Published Friday, August 14th, 2015   ( 8 years ago )

Hall of Fame Connections Believe in Beholder For Classic

 
By Hank Wesch
 
Hall of Fame jockey Gary Stevens has some experience aboard female Thoroughbreds in races against males. Most famously, Stevens guided Winning Colors to a wire-to-wire victory in the 1988 Kentucky Derby, holding off the desperate surge of Forty Niner to win by a neck.
 
Hall of Fame trainer Richard Mandella guesses he’s saddled a few female runners in “Battle of the Sexes” races in more than four decades in the business. He scored a major stakes victory when Advancing Star beat the boys in the Grade III $200,000 Hollywood Turf Express on November 28, 1997 at Hollywood Park.
 
And both Stevens and Mandella expect to go into the 25th Anniversary running of the TVG Pacific Classic on Saturday, August 22, brimming with confidence in the 5-year-old mare they’ll be pitting against whatever top handicap division males go against her. Because the mare is two-time Eclipse Award champion Beholder, a winner of eight of her last nine races, the most recent a seven-length romp in the Grade I Clement L. Hirsch Stakes at Del Mar on August 1.
 
It will be the first time against males for Beholder, who has earned $3,656,600 for the Spendthrift Farm of B. Wayne Hughes. And in the 1 ¼-mile Pacific Classic, Beholder also will be asked to run an eighth of a mile farther than she has in any of her previous 18 starts, which have produced 13 wins.
 
But Stevens, asked what it takes for a girl to beat the boys, indicated that Beholder certainly fits the profile.
 
“I think it’s more their temperament and mental attitude going into it,” Stevens said. ”I don’t think, obviously, Richard would have tried this as a 3-year-old.  But we’ve talked about it in the past and she’s continued to mature and she’s to the point right now where she’s a total professional, a big, strong mare, and she can handle it.
 
“A lot of them that I’ve ridden against colts they’ve performed well but it has knocked them out for a while, too.

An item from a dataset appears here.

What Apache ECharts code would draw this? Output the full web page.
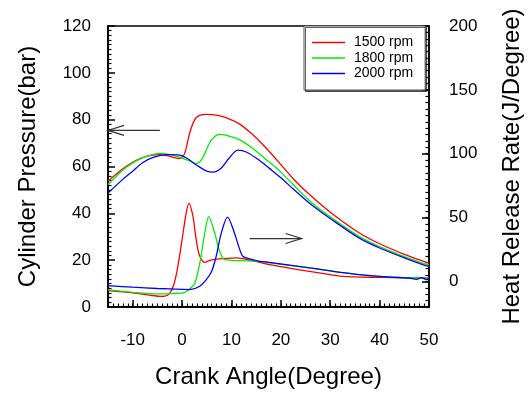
<!DOCTYPE html>
<html>
<head>
<meta charset="utf-8">
<script src="https://cdn.jsdelivr.net/npm/echarts@6/dist/echarts.min.js"></script>
<style>
html,body{margin:0;padding:0;background:#fff;}
#chart{width:532px;height:394px;}
</style>
</head>
<body>
<div id="chart"></div>
<script>
// ---- data (crank angle in degrees, value) ----
const seriesNames = ['1500 rpm', '1800 rpm', '2000 rpm'];
const seriesColors = ['#ff0000', '#00ee00', '#0000ff'];

// Cylinder pressure (bar)
const pressure1500 = [[-15,53.7],[-12,59],[-10,61.8],[-8,63.8],[-6,64.9],[-4.5,65.1],[-3,64.6],[-1.5,63.8],[-0.5,63.4],[0.5,65.5],[1.5,74],[2.5,79.8],[3.5,81.8],[5,82.3],[7,81.9],[9,80.8],[11.6,78.2],[14,74.2],[15.7,70.8],[17.7,66.3],[20,60.8],[22.5,54.8],[25.8,48],[30,40.5],[35.9,31.6],[40,27],[45,22.5],[49.3,19.2],[50,18.8]];
const pressure1800 = [[-15,52.3],[-12,58.5],[-10,61.5],[-8,63.8],[-6,65.1],[-4.5,65.6],[-3,65.3],[-1,64.3],[1,62.8],[3,61.3],[4,63],[5,67.5],[6,71.5],[7.6,73.7],[9,73.3],[11.6,71.5],[14,68.2],[15.7,65.3],[17.7,61.8],[20,57.6],[22.5,52.3],[25.8,45.4],[30,38.5],[35.9,30.1],[40,25.8],[45,21.5],[49.3,18.3],[50,18]];
const pressure2000 = [[-15,48.7],[-12,54.5],[-10,58],[-8,61.6],[-6,63.8],[-3,65.1],[-0.5,64.9],[1,63.5],[3,60.5],[5,58],[6.3,57.6],[8,59.5],[9.5,63.5],[11.3,67],[13,66.2],[15.7,62.6],[17.7,59.2],[20,55.2],[22.5,50.4],[25.8,44.3],[30,37.8],[35.9,29.4],[40,25.2],[45,21],[49.3,17.7],[50,17.4]];

// Heat release rate (J/Degree)
const heat1500 = [[-15,-7.2],[-10,-9],[-6,-11],[-4.2,-11.7],[-2.8,-10.4],[-1.8,-4],[-1.1,6.7],[-0.5,20],[0.1,35.4],[0.9,55],[1.4,61.1],[2.2,51.1],[2.7,37],[3.2,25],[3.8,18],[4.6,15],[5.5,16.3],[6.3,17.1],[11,18.4],[14,16.5],[17.7,13.2],[25.8,7.9],[32.5,4],[40,3.2],[45,3],[49.3,2.7],[50,2.7]];
const heat1800 = [[-15,-6.4],[-10,-8.5],[-5,-9.8],[0.2,-9],[1.5,-6],[2.6,-1.2],[3.6,14.5],[4.6,38],[5.4,50.7],[6.6,38],[7.6,23.7],[8.6,17.1],[11.6,16.3],[15.7,15.8],[17.7,14.5],[25.8,10.6],[35.9,5.3],[42,3.5],[45.9,2.7],[48,3.2],[49,2.2],[50,2.7]];
const heat2000 = [[-15,-3.3],[-10,-4.5],[-5,-5.5],[0,-6.2],[1.55,-6.4],[3.5,-4],[4.9,1.4],[6,8],[6.9,19.7],[7.95,38],[9.2,50.4],[10.6,38],[11.5,27],[12.3,19.7],[13.7,17.7],[15.7,15.8],[17.7,15],[25.8,10.6],[35.9,5.3],[42,3.4],[45.9,2.7],[47.5,1.6],[48.5,3],[49.5,1.5],[50,2.4]];

// tick values
const xTickValues = [-10, 0, 10, 20, 30, 40, 50];
const rightTickValues = [0, 50, 100, 150, 200];

// annotation arrows: [fromX, fromY, toX, toY, yAxisIndex] (tip at "to")
const arrowLeft = [-4.5, 75.4, -15, 75.4, 0];
const arrowRight = [13.7, 33.6, 24.2, 33.6, 1];

const chart = echarts.init(document.getElementById('chart'), null, {renderer: 'canvas'});
const font = 'Liberation Sans, Arial, sans-serif';

const pressureSets = [pressure1500, pressure1800, pressure2000];
const heatSets = [heat1500, heat1800, heat2000];
const series = [];
for (let i = 0; i < 3; i++) {
  const common = {
    type: 'line', name: seriesNames[i], symbol: 'none', showSymbol: false,
    smooth: 0.3, xAxisIndex: 0,
    lineStyle: {color: seriesColors[i], width: 1.3},
    itemStyle: {color: seriesColors[i]},
    emphasis: {disabled: true}, animation: false
  };
  series.push(Object.assign({}, common, {yAxisIndex: 0, data: pressureSets[i]}));
  series.push(Object.assign({}, common, {yAxisIndex: 1, data: heatSets[i]}));
}

const option = {
  animation: false,
  backgroundColor: '#fff',
  textStyle: {fontFamily: font},
  grid: {left: 108, right: 102, top: 26, bottom: 87, show: true, borderColor: '#000', borderWidth: 1.5, backgroundColor: 'transparent'},
  legend: {
    data: seriesNames, orient: 'vertical', left: 304, top: 26,
    padding: [9, 12, 9, 8], itemGap: 0.5, itemWidth: 33, itemHeight: 1.5, icon: 'rect',
    backgroundColor: '#fff', borderColor: '#555', borderWidth: 1,
    shadowColor: 'rgba(0,0,0,0.6)', shadowBlur: 0, shadowOffsetX: 1.5, shadowOffsetY: 1.5,
    textStyle: {fontFamily: font, fontSize: 14, color: '#000', lineHeight: 15, padding: [0, 0, 0, 4]},
    selectedMode: false
  },
  xAxis: [
    {
      type: 'value', min: -15, max: 50, position: 'bottom',
      name: 'Crank Angle(Degree)', nameLocation: 'middle', nameGap: 58,
      nameTextStyle: {fontFamily: font, fontSize: 24, color: '#000'},
      axisLine: {show: true, onZero: false, lineStyle: {color: '#000', width: 2}},
      axisTick: {show: true, inside: true, length: 7, customValues: xTickValues, lineStyle: {color: '#000', width: 1.5}},
      axisLabel: {show: true, customValues: xTickValues, margin: 25, fontFamily: font, fontSize: 17, color: '#000'},
      splitLine: {show: false}
    },
    {
      type: 'value', min: -15, max: 50, interval: 1, position: 'bottom',
      axisLine: {show: false, onZero: false},
      axisTick: {show: true, inside: true, length: 3.5, lineStyle: {color: '#000', width: 1.2}},
      axisLabel: {show: false}, splitLine: {show: false}
    }
  ],
  yAxis: [
    {
      type: 'value', min: 0, max: 120, interval: 20, position: 'left',
      name: 'Cylinder Pressure(bar)', nameLocation: 'middle', nameGap: 68, nameRotate: 90,
      nameTextStyle: {fontFamily: font, fontSize: 24, color: '#000'},
      axisLine: {show: true, onZero: false, lineStyle: {color: '#000', width: 2}},
      axisTick: {show: true, inside: true, length: 7, lineStyle: {color: '#000', width: 1.5}},
      minorTick: {show: true, splitNumber: 10, length: 3.5, lineStyle: {color: '#000', width: 1.2}},
      axisLabel: {margin: 17, fontFamily: font, fontSize: 17, color: '#000'},
      splitLine: {show: false}, minorSplitLine: {show: false}
    },
    {
      type: 'value', min: -20, max: 200, position: 'right',
      name: 'Heat Release Rate(J/Degree)', nameLocation: 'middle', nameGap: 71, nameRotate: 90,
      nameTextStyle: {fontFamily: font, fontSize: 24, color: '#000'},
      axisLine: {show: true, onZero: false, lineStyle: {color: '#000', width: 1.5}},
      axisTick: {show: true, inside: true, length: 7, customValues: rightTickValues, lineStyle: {color: '#000', width: 1.5}},
      axisLabel: {show: true, customValues: rightTickValues, margin: 20, fontFamily: font, fontSize: 17, color: '#000'},
      splitLine: {show: false}
    },
    {
      type: 'value', min: -20, max: 200, interval: 5, position: 'right',
      axisLine: {show: false, onZero: false},
      axisTick: {show: true, inside: true, length: 3.5, lineStyle: {color: '#000', width: 1.2}},
      axisLabel: {show: false}, splitLine: {show: false}
    }
  ],
  series: series
};
chart.setOption(option);

function arrowGraphic(a) {
  const from = chart.convertToPixel({xAxisIndex: 0, yAxisIndex: a[4]}, [a[0], a[1]]);
  const tip = chart.convertToPixel({xAxisIndex: 0, yAxisIndex: a[4]}, [a[2], a[3]]);
  const dir = Math.sign(from[0] - tip[0]);
  const armX = tip[0] + dir * 16;
  const style = {stroke: '#333', lineWidth: 1.2, fill: null};
  return [
    {type: 'polyline', shape: {points: [from, tip]}, style: style, z: 100},
    {type: 'polyline', shape: {points: [[armX, tip[1] - 5], tip, [armX, tip[1] + 5]]}, style: style, z: 100}
  ];
}
chart.setOption({graphic: arrowGraphic(arrowLeft).concat(arrowGraphic(arrowRight))});
</script>
</body>
</html>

I think that’s a consideration, where she is right now and where she’s going to be. She has plenty of time to recover.”
 
The long range goal for Beholder is the $2 million Breeders’ Cup Longines Distaff on Friday, October 30 at Keeneland in Lexington, Ky.
 
Winning Colors led every step in winning the Santa Anita and Kentucky Derbies, but got roughed up and never saw the front in finishing third in the Preakness and sixth in the Belmont Stakes before returning to her own gender division for the rest of her career. But Stevens doesn’t think the lead is where Beholder has to be.
 
“She’s got speed, as everybody knows,” Stevens said.  “But she’s got that style now where I can do whatever I want to with her. She is capable of doing things that a lot of good colts I’ve ridden in my career weren’t capable of doing.”
 
Four mares have run in the 24 years of the Pacific Classic, two in the last three editions. Paseana was the pioneer, finishing fifth of seven in 1992, still the best result for a female runner. Island Fashion (9th, 2005), Amani (6th, 2012) and Byrama (7th, 2013) followed.
 
Mandella, who took back-to-back Classics with Dare And Go in 1996 -- famously upsetting Cigar -- and Gentlemen in 1997, simply says it’s time to give Beholder a greater challenge.
 
“I think when you come to a point when you’re winning in your own class so much, you probably ought to try something different,” Mandella said.  “That’s what I’m doing.
 
“I don’t often do it, but I don’t often get one as good as Beholder. I think she deserves a chance to step up.  It has been pretty easy for her for a year and she’s not over raced, so I think there’s nothing wrong in trying and I’m pretty confident in her. She’s pretty good.”
 
That last sentence is Mandella at his understated best.
 
There’s relatively recent precedent for females winning major races against males in the U.S. Zenyatta became the first female to win the Breeders’ Cup Classic in 2009. Rachel Alexandra won the 2009 Preakness, making her the first victorious filly in a Triple Crown race in 85 years.
 
Ask Stevens -- who has won nine Triple Crown races, 10 Breeders’ Cup races and 84 stakes at Del Mar, seventh all time -- where Beholder ranks among the horses he has ridden and he replies: “Right at the top of either sex.
 
“When I won the Breeders’ Cup Distaff on her two years ago, I said I’d never felt the power and had the confidence I had in that race except for maybe one or two colts. Maybe Silverbulletday when I won the Breeders’ Cup Juvenile Fillies (1998) and came back and won the (1999) Kentucky Oaks.
 
“She (Beholder) was just dominant. I felt that had she run against the colts in the Classic that day, she could have won it. We’re going into uncharted territory not only going against the colts, but going a mile and a quarter for the first time. But I’ve got a lot of confidence in her.”